In recent years, SDI Alliances have begun the necessary move towards incremental, in situ slum upgrading in centrally located informal settlements across the Global South, linking pragmatic survival strategies with rights-based struggles for inclusive cities.  Federations of the urban poor across Africa, Asia and Latin America have begun to find ways to make meaningful contributions to the creation of inclusive cities, effectively securing their livelihoods and homes in the face of power, money and greed.  
 
To catalyse these efforts, SDI has selected five focus cities in Africa – Accra, Cape Town, Harare, Kampala and Nairobi – to be home to long-term, precedent-setting pilot projects that provide people-driven, incremental upgrading for housing and basic services such as water, sanitation, drainage, road access, and waste collection.
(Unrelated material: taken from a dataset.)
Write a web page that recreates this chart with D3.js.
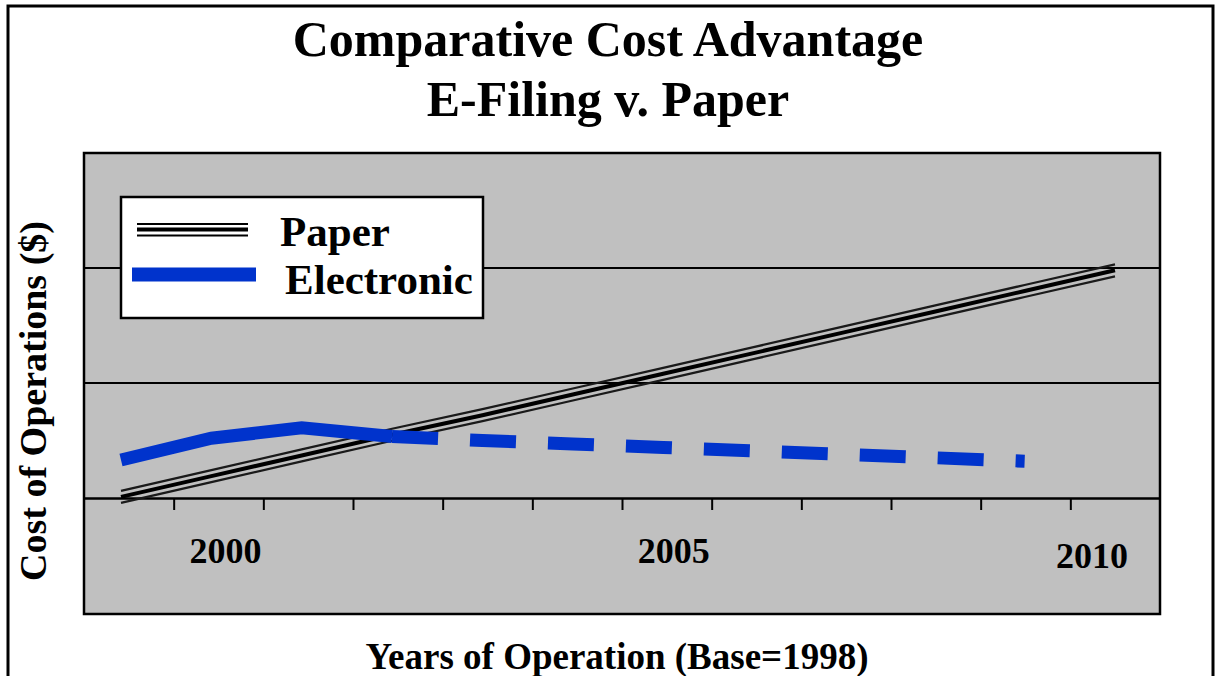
<!DOCTYPE html>
<html>
<head>
<meta charset="utf-8">
<script src="https://cdn.jsdelivr.net/npm/d3@7"></script>
<style>
  html, body { margin: 0; padding: 0; background: #ffffff; }
  svg { display: block; }
  text { font-family: "Liberation Serif", "Times New Roman", Times, serif; font-weight: bold; fill: #000; }
</style>
</head>
<body>
<svg id="chart" width="1217" height="676"></svg>
<script>
// ---------------- data ----------------
const years = [1999, 2000, 2001, 2002, 2003, 2004, 2005, 2006, 2007, 2008, 2009, 2010];
const tickLabels = ["", "2000", "", "", "", "", "2005", "", "", "", "", "2010"];
const paperValues = [0.01, 0.19, 0.37, 0.55, 0.72, 0.90, 1.08, 1.26, 1.44, 1.62, 1.80, 1.98];
const electronicYears = [1999, 2000, 2001, 2002, 2003, 2004, 2005, 2006, 2007, 2008, 2009];
const electronicValues = [0.33, 0.52, 0.61, 0.535, 0.50, 0.47, 0.44, 0.41, 0.38, 0.35, 0.32];
const electronicSolidUntil = 2002;
const seriesNames = ["Paper", "Electronic"];
const gridValues = [1, 2];
const titleLines = ["Comparative Cost Advantage", "E-Filing v. Paper"];
const xTitle = "Years of Operation (Base=1998)";
const yTitle = "Cost of Operations ($)";

// ---------------- layout ----------------
const W = 1217, H = 676;
const plot = { left: 84, right: 1160, top: 153, bottom: 614 };
const axisY0 = 498;
const blue = "#0033cc";
const grey = "#c0c0c0";

const svg = d3.select("#chart");

// outer frame
svg.append("rect")
  .attr("x", 8).attr("y", 6).attr("width", 1205).attr("height", 690)
  .attr("fill", "#fff").attr("stroke", "#000").attr("stroke-width", 3);

// title
svg.append("g").selectAll("text").data(titleLines).join("text")
  .attr("x", 608).attr("y", (d, i) => 56 + i * 60)
  .attr("text-anchor", "middle").attr("font-size", 50)
  .text(d => d);

// plot background
svg.append("rect")
  .attr("x", plot.left).attr("y", plot.top)
  .attr("width", plot.right - plot.left).attr("height", plot.bottom - plot.top)
  .attr("fill", grey).attr("stroke", "#000").attr("stroke-width", 2.5);

// scales
const y = d3.scaleLinear().domain([0, 3]).range([axisY0, plot.top]);
const xBand = d3.scaleBand().domain(years).range([plot.left, plot.right]).padding(0);
const xEdge = d3.scaleLinear().domain([0, years.length]).range([plot.left, plot.right]);
const xLine = d3.scaleLinear().domain([years[0], years[years.length - 1]]).range([121, 1115]);

// gridlines
svg.append("g").selectAll("line").data(gridValues).join("line")
  .attr("x1", plot.left).attr("x2", plot.right)
  .attr("y1", d => y(d)).attr("y2", d => y(d))
  .attr("stroke", "#000").attr("stroke-width", 2);

// x axis (line + ticks at category boundaries)
const axisG = svg.append("g").attr("transform", `translate(0,${axisY0})`)
  .call(d3.axisBottom(xEdge).tickValues(d3.range(1, years.length)).tickSize(12).tickSizeOuter(0).tickFormat(""));
axisG.select(".domain").attr("stroke", "#000").attr("stroke-width", 2.5);
axisG.selectAll(".tick line").attr("stroke", "#000").attr("stroke-width", 2);

// x tick labels (category centres)
const labG = svg.append("g").attr("transform", `translate(0,${axisY0})`)
  .call(d3.axisBottom(xBand).tickSize(0).tickFormat((d, i) => tickLabels[i]));
labG.select(".domain").remove();
labG.selectAll(".tick text")
  .attr("font-size", 36).attr("font-family", null).attr("fill", "#000")
  .attr("y", 65).attr("dy", 0).attr("dx", 7)
  .each(function () {
    const t = d3.select(this);
    const parentX = +this.parentNode.getAttribute("transform").match(/translate\(([^,]+)/)[1];
    const w = this.getComputedTextLength();
    const limit = plot.right - 32;
    if (parentX + 7 + w / 2 > limit) {
      t.attr("dx", limit - w / 2 - parentX).attr("y", 70);
    }
  });

// axis titles
svg.append("text")
  .attr("x", 617).attr("y", 669).attr("text-anchor", "middle").attr("font-size", 37)
  .text(xTitle);
svg.append("text")
  .attr("transform", "translate(46,401) rotate(-90)")
  .attr("text-anchor", "middle").attr("font-size", 38)
  .text(yTitle);

// ---------------- series ----------------
const paperData = years.map((yr, i) => ({ yr, v: paperValues[i] }));
const paperG = svg.append("g");
const strands = [
  { off: -6, w: 2.3, c: "#1a1a1a" },
  { off: 6, w: 2.3, c: "#1a1a1a" },
  { off: 0, w: 4, c: "#000" }
];
strands.forEach(s => {
  paperG.append("path").datum(paperData)
    .attr("fill", "none").attr("stroke", s.c).attr("stroke-width", s.w)
    .attr("d", d3.line().x(d => xLine(d.yr)).y(d => y(d.v) + s.off));
});

const elecData = electronicYears.map((yr, i) => ({ yr, v: electronicValues[i] }));
const eLine = d3.line().x(d => xLine(d.yr)).y(d => y(d.v));
svg.append("path").datum(elecData.filter(d => d.yr <= electronicSolidUntil))
  .attr("fill", "none").attr("stroke", blue).attr("stroke-width", 13)
  .attr("stroke-linejoin", "miter").attr("stroke-linecap", "butt")
  .attr("d", eLine);
svg.append("path").datum(elecData.filter(d => d.yr >= electronicSolidUntil))
  .attr("fill", "none").attr("stroke", blue).attr("stroke-width", 13)
  .attr("stroke-dasharray", "46,32").attr("stroke-linecap", "butt")
  .attr("d", eLine);

// ---------------- legend ----------------
const lg = svg.append("g");
lg.append("rect").attr("x", 121).attr("y", 197).attr("width", 362).attr("height", 121)
  .attr("fill", "#fff").attr("stroke", "#000").attr("stroke-width", 2.5);
[{ dy: -5.5, w: 1.8 }, { dy: 0, w: 3.8 }, { dy: 6, w: 2.2 }].forEach(s => {
  lg.append("line").attr("x1", 137).attr("x2", 248)
    .attr("y1", 229.5 + s.dy).attr("y2", 229.5 + s.dy)
    .attr("stroke", "#000").attr("stroke-width", s.w);
});
lg.append("line").attr("x1", 132).attr("x2", 256).attr("y1", 274.5).attr("y2", 274.5)
  .attr("stroke", blue).attr("stroke-width", 14);
lg.append("text").attr("x", 280).attr("y", 246).attr("font-size", 43).text(seriesNames[0]);
lg.append("text").attr("x", 285).attr("y", 294).attr("font-size", 43).text(seriesNames[1]);
</script>
</body>
</html>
The hope is that this process will give urban poor federations the necessary backing to build partnerships with government officials and leverage government resources in order to bring these projects to scale, counteracting the constant threat of removal and providing steps towards security of tenure to the urban poor.    
 
There is no doubt that the global population is in the throngs of a revolutionary shift towards the urban; the question that remains to be answered is what gives certain people more of a right than others to call the urban sphere their home. If the urban poor are placed at the centre of this global process of urbanisation instead of land values, capital investments and how to turn the biggest profit, a start can be made to redress one of the biggest failures of the modern era: the use of urban space as an exclusionary tool instead of an opportunity to create vibrant, integrated communities.